What needs to be done:
Write out word for word each line of the records, beginning at the first and stopping after the line with "fig = plt.figure(figsize=(W". Leave the pictures out.
»»
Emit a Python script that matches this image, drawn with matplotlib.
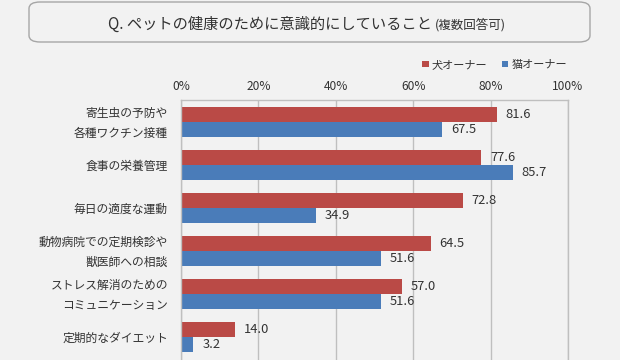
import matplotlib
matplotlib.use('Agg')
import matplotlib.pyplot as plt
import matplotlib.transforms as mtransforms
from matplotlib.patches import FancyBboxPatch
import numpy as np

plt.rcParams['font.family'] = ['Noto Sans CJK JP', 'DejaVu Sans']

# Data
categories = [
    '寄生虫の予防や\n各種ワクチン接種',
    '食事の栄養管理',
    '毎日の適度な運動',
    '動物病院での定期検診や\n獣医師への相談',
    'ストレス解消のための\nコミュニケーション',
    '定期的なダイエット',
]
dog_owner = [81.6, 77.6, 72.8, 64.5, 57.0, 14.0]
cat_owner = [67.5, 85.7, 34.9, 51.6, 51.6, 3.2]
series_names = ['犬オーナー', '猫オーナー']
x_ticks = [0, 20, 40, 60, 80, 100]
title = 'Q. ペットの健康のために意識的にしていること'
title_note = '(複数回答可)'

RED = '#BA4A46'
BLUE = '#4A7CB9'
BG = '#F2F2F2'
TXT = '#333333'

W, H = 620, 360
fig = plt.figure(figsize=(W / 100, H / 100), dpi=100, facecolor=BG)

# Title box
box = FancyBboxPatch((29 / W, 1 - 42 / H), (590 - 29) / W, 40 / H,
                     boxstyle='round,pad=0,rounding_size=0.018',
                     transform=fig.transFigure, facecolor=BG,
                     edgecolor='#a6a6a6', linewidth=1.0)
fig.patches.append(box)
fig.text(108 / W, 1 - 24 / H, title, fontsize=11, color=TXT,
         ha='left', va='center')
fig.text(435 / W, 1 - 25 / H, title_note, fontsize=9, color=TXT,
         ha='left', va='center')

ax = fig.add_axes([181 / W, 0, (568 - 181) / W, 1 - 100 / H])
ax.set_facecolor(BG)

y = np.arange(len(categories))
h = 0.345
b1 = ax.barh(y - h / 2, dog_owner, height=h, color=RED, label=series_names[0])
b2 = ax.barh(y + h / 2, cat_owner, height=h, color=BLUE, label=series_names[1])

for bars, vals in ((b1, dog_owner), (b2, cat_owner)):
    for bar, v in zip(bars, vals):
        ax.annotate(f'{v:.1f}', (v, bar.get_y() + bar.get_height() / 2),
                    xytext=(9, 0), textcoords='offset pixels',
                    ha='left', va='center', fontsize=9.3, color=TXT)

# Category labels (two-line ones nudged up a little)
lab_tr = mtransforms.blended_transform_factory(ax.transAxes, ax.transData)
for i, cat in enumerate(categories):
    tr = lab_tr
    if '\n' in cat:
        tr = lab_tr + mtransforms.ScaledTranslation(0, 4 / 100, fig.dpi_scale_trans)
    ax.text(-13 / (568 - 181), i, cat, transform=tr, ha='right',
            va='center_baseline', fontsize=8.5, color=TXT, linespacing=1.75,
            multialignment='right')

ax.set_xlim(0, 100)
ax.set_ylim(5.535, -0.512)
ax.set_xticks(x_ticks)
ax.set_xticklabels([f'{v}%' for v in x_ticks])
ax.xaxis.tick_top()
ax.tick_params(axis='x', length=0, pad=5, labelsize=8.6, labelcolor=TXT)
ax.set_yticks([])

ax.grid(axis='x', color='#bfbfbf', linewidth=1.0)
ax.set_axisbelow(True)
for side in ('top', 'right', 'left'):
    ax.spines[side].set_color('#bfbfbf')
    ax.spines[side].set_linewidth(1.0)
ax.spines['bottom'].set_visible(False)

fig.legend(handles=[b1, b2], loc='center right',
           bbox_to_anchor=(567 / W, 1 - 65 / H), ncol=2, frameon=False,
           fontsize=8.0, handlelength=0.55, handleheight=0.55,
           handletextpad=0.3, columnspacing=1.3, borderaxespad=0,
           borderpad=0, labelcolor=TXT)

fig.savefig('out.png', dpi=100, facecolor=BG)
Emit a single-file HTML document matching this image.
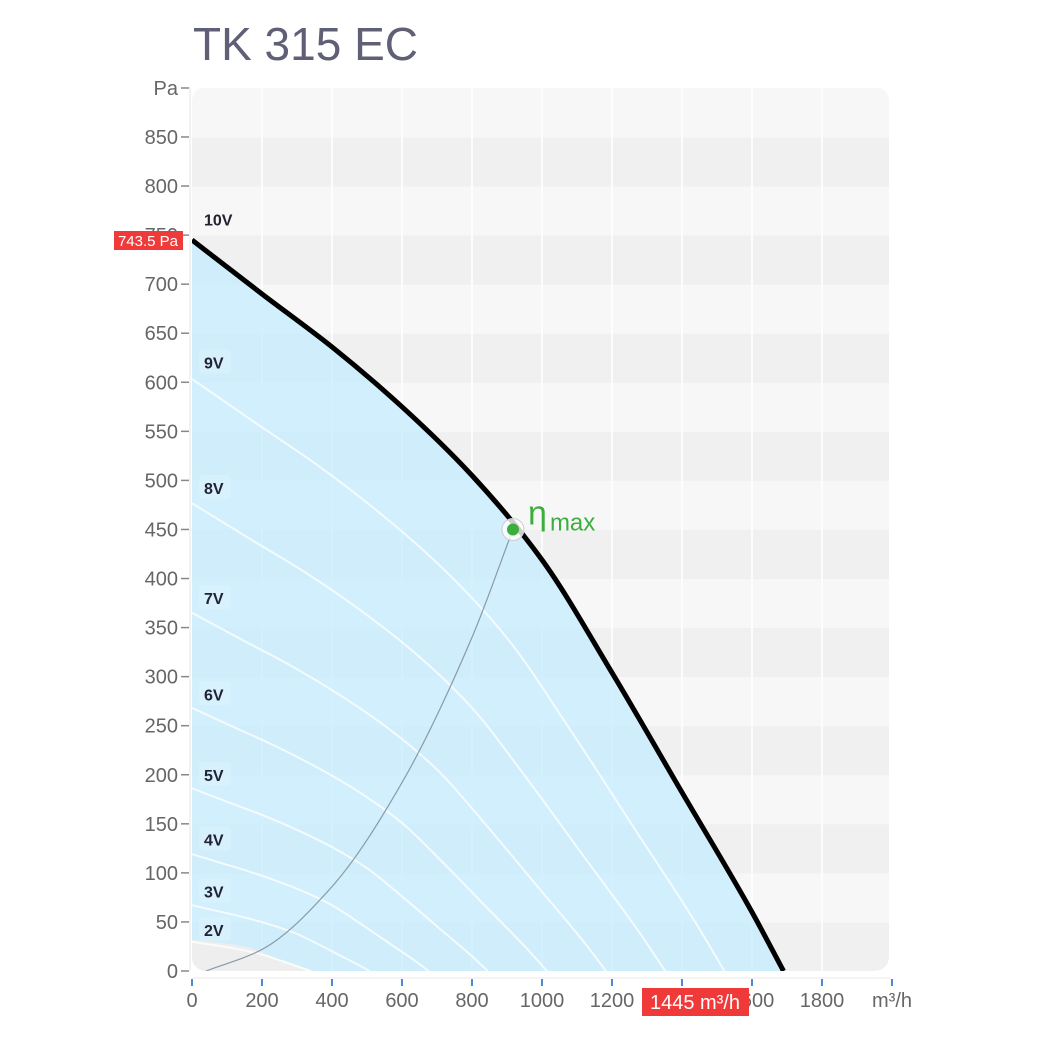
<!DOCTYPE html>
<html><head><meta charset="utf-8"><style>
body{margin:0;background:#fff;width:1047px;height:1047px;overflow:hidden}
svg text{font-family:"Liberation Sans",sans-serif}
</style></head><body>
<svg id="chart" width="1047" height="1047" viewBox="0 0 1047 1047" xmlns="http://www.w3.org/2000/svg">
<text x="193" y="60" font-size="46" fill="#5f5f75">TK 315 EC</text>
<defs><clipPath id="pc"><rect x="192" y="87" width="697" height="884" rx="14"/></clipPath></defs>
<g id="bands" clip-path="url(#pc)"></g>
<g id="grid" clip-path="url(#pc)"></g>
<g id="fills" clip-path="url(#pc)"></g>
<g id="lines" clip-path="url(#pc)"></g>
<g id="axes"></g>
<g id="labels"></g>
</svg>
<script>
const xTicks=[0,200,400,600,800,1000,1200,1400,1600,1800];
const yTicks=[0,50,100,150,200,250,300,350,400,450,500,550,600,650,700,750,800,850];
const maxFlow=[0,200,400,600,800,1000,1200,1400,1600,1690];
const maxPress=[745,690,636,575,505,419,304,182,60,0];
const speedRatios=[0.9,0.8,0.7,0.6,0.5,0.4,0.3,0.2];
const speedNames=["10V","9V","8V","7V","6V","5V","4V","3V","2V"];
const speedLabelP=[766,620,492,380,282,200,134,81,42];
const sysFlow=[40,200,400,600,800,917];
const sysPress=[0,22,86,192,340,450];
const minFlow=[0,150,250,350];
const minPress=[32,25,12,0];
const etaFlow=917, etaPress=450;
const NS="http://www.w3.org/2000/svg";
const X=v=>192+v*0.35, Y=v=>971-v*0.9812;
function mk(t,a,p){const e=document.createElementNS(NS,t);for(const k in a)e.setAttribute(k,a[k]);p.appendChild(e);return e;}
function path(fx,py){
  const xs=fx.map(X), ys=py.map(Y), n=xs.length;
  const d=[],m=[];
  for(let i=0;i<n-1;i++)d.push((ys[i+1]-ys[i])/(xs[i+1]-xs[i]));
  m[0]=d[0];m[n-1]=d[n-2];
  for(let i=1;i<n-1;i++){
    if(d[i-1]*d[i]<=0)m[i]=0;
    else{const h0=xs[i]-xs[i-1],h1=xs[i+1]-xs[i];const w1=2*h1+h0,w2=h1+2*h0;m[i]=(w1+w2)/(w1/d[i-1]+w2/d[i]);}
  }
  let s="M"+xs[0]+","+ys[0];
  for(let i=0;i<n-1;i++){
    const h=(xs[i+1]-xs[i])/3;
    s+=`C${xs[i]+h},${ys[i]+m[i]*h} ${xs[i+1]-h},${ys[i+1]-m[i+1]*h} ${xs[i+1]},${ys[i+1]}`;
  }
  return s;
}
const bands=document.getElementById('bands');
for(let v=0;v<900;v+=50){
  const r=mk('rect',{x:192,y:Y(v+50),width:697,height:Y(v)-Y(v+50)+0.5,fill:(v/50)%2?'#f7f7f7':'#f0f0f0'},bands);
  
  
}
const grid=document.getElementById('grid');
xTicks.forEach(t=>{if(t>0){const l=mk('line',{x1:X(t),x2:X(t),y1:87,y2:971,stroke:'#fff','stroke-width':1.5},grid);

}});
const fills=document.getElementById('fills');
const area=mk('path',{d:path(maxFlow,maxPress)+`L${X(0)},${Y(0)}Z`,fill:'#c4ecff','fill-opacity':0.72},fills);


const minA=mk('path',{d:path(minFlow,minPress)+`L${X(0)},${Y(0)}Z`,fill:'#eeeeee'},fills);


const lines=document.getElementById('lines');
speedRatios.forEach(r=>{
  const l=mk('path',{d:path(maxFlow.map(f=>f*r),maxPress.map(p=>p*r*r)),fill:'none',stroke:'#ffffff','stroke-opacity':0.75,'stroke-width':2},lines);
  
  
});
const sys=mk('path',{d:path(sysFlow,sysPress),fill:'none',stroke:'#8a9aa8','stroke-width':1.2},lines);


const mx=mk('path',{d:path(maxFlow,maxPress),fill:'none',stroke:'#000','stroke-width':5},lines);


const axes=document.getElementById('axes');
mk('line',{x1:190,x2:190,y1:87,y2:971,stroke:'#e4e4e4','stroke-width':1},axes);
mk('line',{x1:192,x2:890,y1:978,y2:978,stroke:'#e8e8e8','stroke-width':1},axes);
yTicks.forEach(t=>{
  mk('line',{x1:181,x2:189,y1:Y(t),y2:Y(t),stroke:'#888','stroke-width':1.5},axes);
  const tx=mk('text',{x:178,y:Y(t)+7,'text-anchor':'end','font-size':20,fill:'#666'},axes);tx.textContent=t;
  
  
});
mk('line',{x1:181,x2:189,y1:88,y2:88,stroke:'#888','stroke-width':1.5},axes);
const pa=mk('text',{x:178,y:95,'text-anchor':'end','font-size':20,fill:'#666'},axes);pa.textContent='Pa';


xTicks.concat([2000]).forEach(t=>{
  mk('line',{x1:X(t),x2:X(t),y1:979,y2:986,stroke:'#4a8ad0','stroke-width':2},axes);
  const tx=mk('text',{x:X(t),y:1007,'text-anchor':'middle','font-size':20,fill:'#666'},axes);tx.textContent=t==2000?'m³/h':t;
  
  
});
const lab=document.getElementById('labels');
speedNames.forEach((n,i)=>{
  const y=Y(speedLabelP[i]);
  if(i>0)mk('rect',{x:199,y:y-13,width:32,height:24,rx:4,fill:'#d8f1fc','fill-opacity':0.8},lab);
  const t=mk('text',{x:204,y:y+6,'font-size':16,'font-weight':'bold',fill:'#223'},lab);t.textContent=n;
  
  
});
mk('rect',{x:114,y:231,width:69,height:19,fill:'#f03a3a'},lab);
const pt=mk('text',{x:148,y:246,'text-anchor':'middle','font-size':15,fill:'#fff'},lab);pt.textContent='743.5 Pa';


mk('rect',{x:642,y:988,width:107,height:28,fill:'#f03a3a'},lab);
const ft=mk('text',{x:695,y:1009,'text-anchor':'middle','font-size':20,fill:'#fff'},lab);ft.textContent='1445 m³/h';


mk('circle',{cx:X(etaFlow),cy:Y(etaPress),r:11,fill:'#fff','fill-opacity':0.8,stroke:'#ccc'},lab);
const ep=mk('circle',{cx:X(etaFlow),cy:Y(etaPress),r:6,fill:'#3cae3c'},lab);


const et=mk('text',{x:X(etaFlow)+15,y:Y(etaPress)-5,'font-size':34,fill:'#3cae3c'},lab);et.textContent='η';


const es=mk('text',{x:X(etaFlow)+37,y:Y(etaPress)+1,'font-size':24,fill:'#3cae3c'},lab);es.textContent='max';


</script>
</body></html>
««
Result of the task:
Emit a Python script that matches this image, drawn with matplotlib.
import matplotlib
matplotlib.use('Agg')
import matplotlib.pyplot as plt
import matplotlib.transforms as mtransforms
from matplotlib.patches import FancyBboxPatch
import numpy as np

plt.rcParams['font.family'] = ['Noto Sans CJK JP', 'DejaVu Sans']

# Data
categories = [
    '寄生虫の予防や\n各種ワクチン接種',
    '食事の栄養管理',
    '毎日の適度な運動',
    '動物病院での定期検診や\n獣医師への相談',
    'ストレス解消のための\nコミュニケーション',
    '定期的なダイエット',
]
dog_owner = [81.6, 77.6, 72.8, 64.5, 57.0, 14.0]
cat_owner = [67.5, 85.7, 34.9, 51.6, 51.6, 3.2]
series_names = ['犬オーナー', '猫オーナー']
x_ticks = [0, 20, 40, 60, 80, 100]
title = 'Q. ペットの健康のために意識的にしていること'
title_note = '(複数回答可)'

RED = '#BA4A46'
BLUE = '#4A7CB9'
BG = '#F2F2F2'
TXT = '#333333'

W, H = 620, 360
fig = plt.figure(figsize=(W / 100, H / 100), dpi=100, facecolor=BG)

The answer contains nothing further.